Já tive uma Nazaré em família, já lá levei amigos, já lá passei uma passagem de ano de pés na areia e até já fui a dois. E seja qual for a companhia, sabem que vão ter que levar comigo a apontar para todo o lado. "Olha, é ali o Salva Vidas, o bar do tal primeiro shot", ou "era naquele cabeleireiro que a minha avó ia reforçar a mise" ou ainda um "é ali que se apanha o ascensor para o Sítio". Novo parêntesis. Uma terra que tem um sítio que se chama Sítio é como ser hipster antes de o ser.

Mulheres de sete saias, sotaque inconfundível e cartazes a arrendar chambres, rooms e zimmers. Um clássico da Nazaré.

Aponto para as paredes brancas e amarelas do Ribamar e digo, com a segurança de quem faz da comida um parte importante da sua vida, que, já mesmo sem o Zé e a Norinha naquela mesa sagrada à janela, é ali que se come o melhor peixe assado de todo o Portugal.

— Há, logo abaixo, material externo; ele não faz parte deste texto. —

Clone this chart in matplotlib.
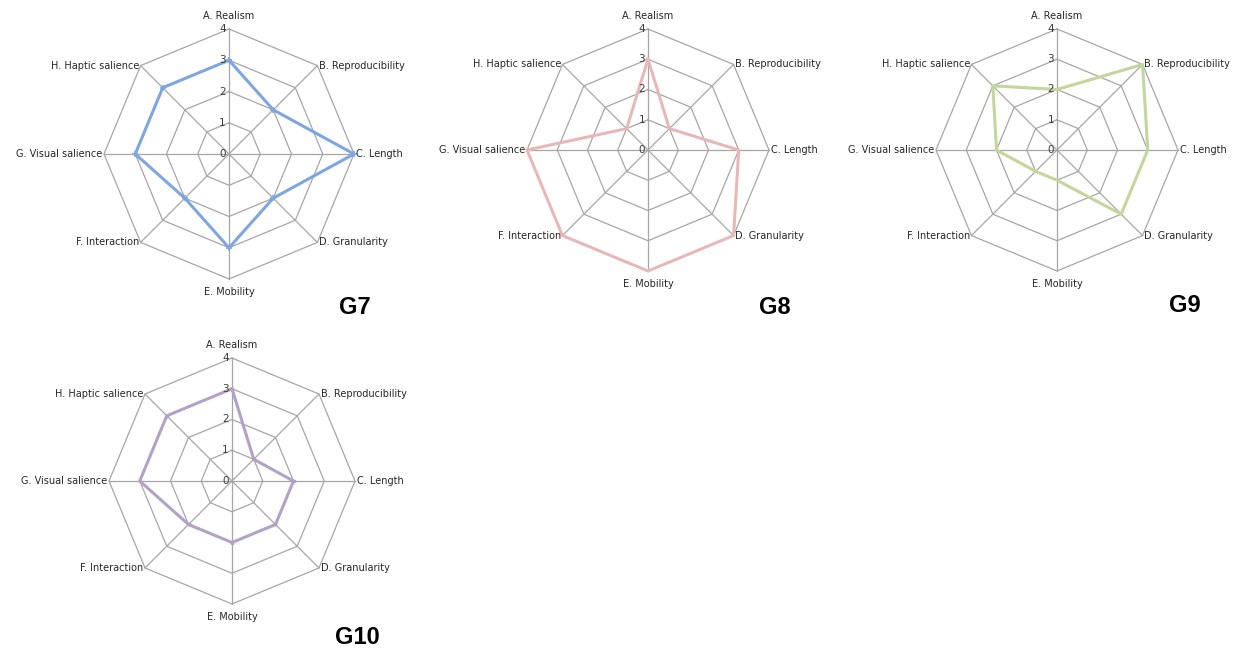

E apesar deste ataque de saudosismo, sei admitir as imperfeições. Tem ondas gigantes para quem quer mergulhar? Tem. Tem bolachas secas à venda na praia, em vez de gulosas bolas de Berlim. Tem? Tem dias em que o nevoeiro nem levanta? Tem.

Admito que a Nazaré possa não ser a melhor praia do mundo, mas é a melhor do meu.